A COMPLETE FINANCIAL SYSTEM
RFID systems can be employed for much more than building access and security. When employed in vending, a complete financial system is created to allow purchases through credit or debit.
Making the RFID card of no cash value and keeping all transactions on a live database allow for online review of purchases and easy bookkeeping for the institution.
The adaptation of RFID from the campus security system to vending and laundry service has improved the school’s income. It demonstrates the benefits of cashless vending, and it also shows that the emerging RFID technology has numerous benefits.
RFID OFFERS THREE OPERATIONAL LEVELS
According to Wikipedia.org, RFID concepts have been in use since World War II. It was not until around 1970 that the current vision for the technology emerged. It has taken 20 to 30 years for this vision to begin to permeate our lives.
There are various “standards” for RFID implementation as well as various frequency bands and security levels. It can be confusing.
To simplify, there are basically three levels of RFID, in terms of operation. There are cards and tags that have a number encoded into the device. This may be done at the time of manufacture. The user purchases these devices and enters the RFID number encoded in the device into the local database.
Various other devices, such as a door, have an RFID reader that reads a card in close proximity.
The reader transmits a radio frequency that the card receives, then transmits its RFID number back to the reader.

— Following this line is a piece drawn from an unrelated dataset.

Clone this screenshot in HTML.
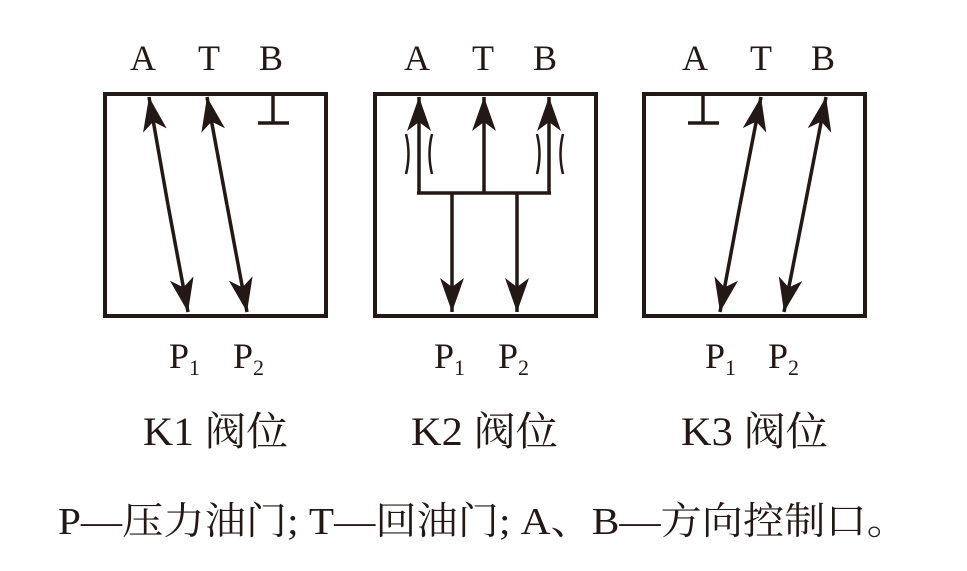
<!DOCTYPE html>
<html><head><meta charset="utf-8"><style>
html,body{margin:0;padding:0;background:#fff;}
svg{display:block;}
text{font-family:"Liberation Serif","Noto Serif CJK SC",serif;fill:#231815;}
</style></head><body>
<svg width="967" height="571" viewBox="0 0 967 571" xmlns="http://www.w3.org/2000/svg">
<defs>
<marker id="ah" viewBox="0 0 34 24" refX="34" refY="12" markerWidth="34" markerHeight="24" markerUnits="userSpaceOnUse" orient="auto">
<path d="M0,0 L34,12 L0,24 L9,12 Z" fill="#231815"/>
</marker>
</defs>
<g stroke="#231815" stroke-width="4" fill="none">
<rect x="105" y="94" width="221" height="222"/>
<rect x="375" y="94" width="221" height="222"/>
<rect x="644" y="94" width="221" height="222"/>
</g>
<g stroke="#231815" stroke-width="3.5" fill="none">
<line x1="168" y1="205" x2="149" y2="97" marker-end="url(#ah)"/>
<line x1="168" y1="205" x2="188" y2="312" marker-end="url(#ah)"/>
<line x1="227" y1="205" x2="207" y2="97" marker-end="url(#ah)"/>
<line x1="227" y1="205" x2="247" y2="312" marker-end="url(#ah)"/>
<line x1="273" y1="94" x2="273" y2="123"/>
<line x1="258" y1="123" x2="289" y2="123"/>
<line x1="419" y1="193" x2="419" y2="97" marker-end="url(#ah)"/>
<line x1="484" y1="193" x2="484" y2="97" marker-end="url(#ah)"/>
<line x1="549" y1="193" x2="549" y2="97" marker-end="url(#ah)"/>
<line x1="417" y1="193" x2="551" y2="193"/>
<line x1="452" y1="193" x2="452" y2="312" marker-end="url(#ah)"/>
<line x1="517" y1="193" x2="517" y2="312" marker-end="url(#ah)"/>
<line x1="740" y1="205" x2="761" y2="97" marker-end="url(#ah)"/>
<line x1="740" y1="205" x2="720" y2="312" marker-end="url(#ah)"/>
<line x1="805" y1="205" x2="826" y2="97" marker-end="url(#ah)"/>
<line x1="805" y1="205" x2="784" y2="312" marker-end="url(#ah)"/>
<line x1="703" y1="94" x2="703" y2="123"/>
<line x1="688" y1="123" x2="719" y2="123"/>
</g>
<g stroke="#231815" stroke-width="2.5" fill="none">
<path d="M406,134 Q411,154 406,174"/>
<path d="M432,134 Q427,154 432,174"/>
<path d="M537,134 Q542,154 537,174"/>
<path d="M563,134 Q558,154 563,174"/>
</g>
<g font-size="36">
<text x="130" y="70">A</text><text x="198" y="70">T</text><text x="259" y="70">B</text>
<text x="404" y="70">A</text><text x="472" y="70">T</text><text x="533" y="70">B</text>
<text x="682" y="70">A</text><text x="750" y="70">T</text><text x="811" y="70">B</text>
</g>
<g font-size="36">
<text x="169" y="368">P<tspan font-size="22" dy="7">1</tspan></text>
<text x="233" y="368">P<tspan font-size="22" dy="7">2</tspan></text>
<text x="434" y="368">P<tspan font-size="22" dy="7">1</tspan></text>
<text x="498" y="368">P<tspan font-size="22" dy="7">2</tspan></text>
<text x="705" y="368">P<tspan font-size="22" dy="7">1</tspan></text>
<text x="768" y="368">P<tspan font-size="22" dy="7">2</tspan></text>
</g>
<g font-size="40">
<text x="143" y="445" textLength="145" lengthAdjust="spacingAndGlyphs">K1 阀位</text>
<text x="411" y="445" textLength="147" lengthAdjust="spacingAndGlyphs">K2 阀位</text>
<text x="681" y="445" textLength="147" lengthAdjust="spacingAndGlyphs">K3 阀位</text>
</g>
<text x="58" y="534" font-size="38" textLength="850" lengthAdjust="spacingAndGlyphs">P—压力油门; T—回油门; A、B—方向控制口。</text>
</svg>
</body></html>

At that point, the reader transmits the data to a database that will either authenticate the user or deny access.
The next level is a card or tag that comes as a “blank.” It has the ability to be programmed with a unique code to identify whatever it is associated with. This is typically the kind of device that may be used in supply chain operations, or even retail sales or shipping.
The code is typically called and EPC or Electronic Product Code, like the UPC, Uniform Product Code, bar code, that consumers are more familiar with.
The reader typically does not write to the tag, even though there usually needs to be a writing station associated with this operation.
The third level of operation is similar to the second except that the reading devices may also write updated information back to the tag.
There are three modes of RFID tag power
operation as well:
• Passive, which means the tag has no power source. It is powered by the reader’s radio frequency transmission.
• Powered, which has a battery that runs the device completely.
• There is also battery assist, which has a battery to operate the microprocessor, but not the transmission of the signal back to the reader. That is accomplished in the same way as the passive.